La Russie a eu plusieurs mois pour se préparer à l’assaut de l’Ukraine, en creusant des tranchées et en posant de vastes champs de mines. Surmonter cela coûte inévitablement du temps à Kiev – et des vies.

L’exploitation des ressources de Moscou est un objectif militaire secondaire de la campagne de drones, suggère Lee.

Face aux attaques de Kiev, les dirigeants russes doivent décider s’ils doivent déployer leurs défenses limitées pour défendre Moscou ou des soldats sur le terrain, explique-t-il.

« Tout ce qui peut réduire ou perturber les ressources destinées au front, qu’il s’agisse de personnes ou d’armes, est précieux. »

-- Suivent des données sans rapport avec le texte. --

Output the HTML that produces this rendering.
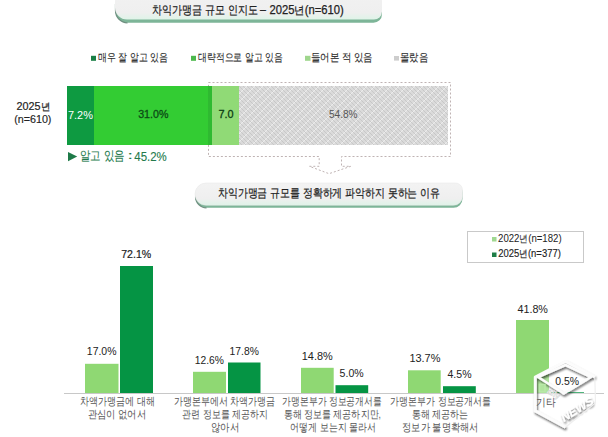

L’épuisante campagne de guérilla menée par les rebelles islamistes contre l’URSS en Afghanistan dans les années 1980 a mis Moscou à rude épreuve financièrement, forçant finalement ses forces à se retirer et contribuant ainsi à la fin de l’Union soviétique.

Là encore, il y a des risques.

« Les pays européens et les États-Unis ne veulent pas que ce conflit s’aggrave. Si Kiev continue d’attaquer les cibles russes de manière de plus en plus agressive. L’Ukraine pourrait alors se retrouver à perdre ses soutiens en Occident », estime Lee.

« Tout n’est que lignes fines et jugements délicats. »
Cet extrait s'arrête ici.